Date: Wed, 30 Mar 2016 15:32:51 +0300 [thread overview]
Message-ID: <56FBC773.90006@mirantis.com> (raw)
In-Reply-To: <CY1PR0201MB18978DB59BEB7C5DF68E346EE8870@CY1PR0201MB1897.namprd02.prod.outlook.com>
On 29.03.2016 23:45, Allen Samuels wrote:
>> -----Original Message-----
>> From: Sage Weil [mailto:sage@newdream.net]
>> Sent: Tuesday, March 29, 2016 1:20 PM
>> To: Igor Fedotov <ifedotov@mirantis.com>
>> Cc: Allen Samuels <Allen.Samuels@sandisk.com>; ceph-devel <ceph-
>> devel@vger.kernel.org>
>> Subject: Re: Adding compression support for bluestore.
>>
>> On Thu, 24 Mar 2016, Igor Fedotov wrote:
>>> Sage, Allen et. al.
>>>
>>> Please find some follow-up on our discussion below.
>>>
>>> Your past and future comments are highly appreciated.
>>>
>>> WRITE/COMPRESSION POLICY and INTERNAL BLUESTORE STRUCTURES
>> OVERVIEW.
>>> Used terminology:
>>> Extent - basic allocation unit. Variable in size, maximum size is
>>> limited by lblock length (see below), alignment: min_alloc_unit param
>>> (configurable, expected range: 4-64 Kb .

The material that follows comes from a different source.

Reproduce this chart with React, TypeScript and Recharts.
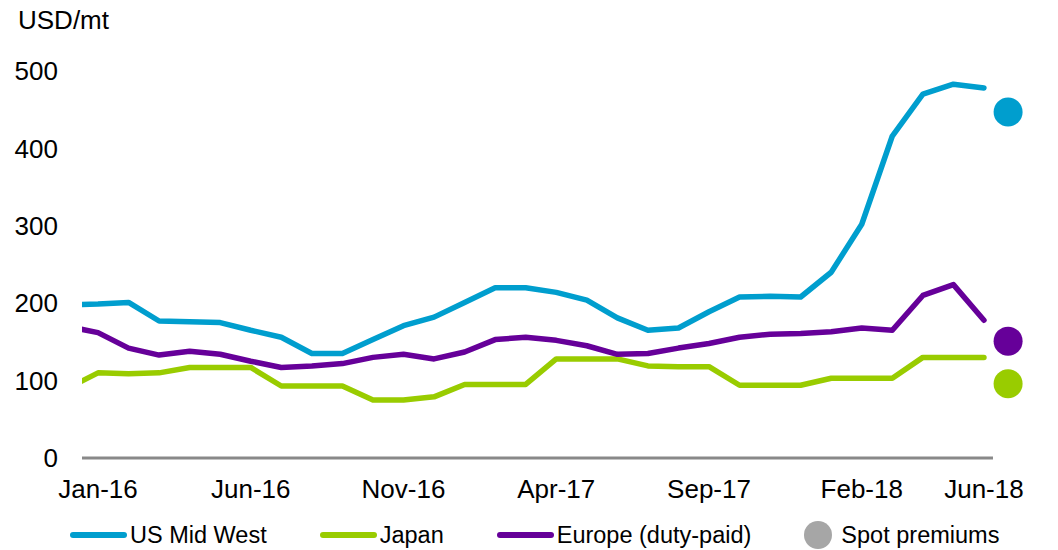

>>> Logical Block (lblock) - standalone traceable data unit. Min size unspecified.
>>> Alignment unspecified. Max size limited by max_logical_unit param
>>> (configurable, expected range: 128-512 Kb)
>>>
>>> Compression to be applied on per-extent basis.
>>> Multiple lblocks can refer specific region within a single extent.
>> This (and the what's below) sound right to me. My main concern is around
>> naming. I don't much like "extent" vs "lblock" (which is which?). Maybe
>> extent and extent_ref?
>>
>> Also, I don't think we need the size limits you mention above. When
>> compression is enabled, we'll limit the size of the disk extents by policy, but
>> the structures themselves needn't enforce that. Similarly, I don't think the
>> lblocks (extent refs? logical extents?) need a max size either.
>>
>> Anyway, right now we have bluestore_extent_t. I'd suggest maybe
>>
>> bluestore_pextent_t and bluestore_lextent_t or
>> bluestore_extent_t and bluestore_extent_ref_t
>>
>> ?
> I prefer the lextent and pextent variant.
+1
>
> Can't we move all of these into a namespace, i.e., bluestore::lextent_t, bluestore::pextent_t, bluestore::onode_t, bluestore::bdev_label_t, etc.. That way the code within Bluestore itself doesn't have to keep redundantly repeating itself with super-long type names...
+1
but I'd suggest to have a standalone activity for that code refactor.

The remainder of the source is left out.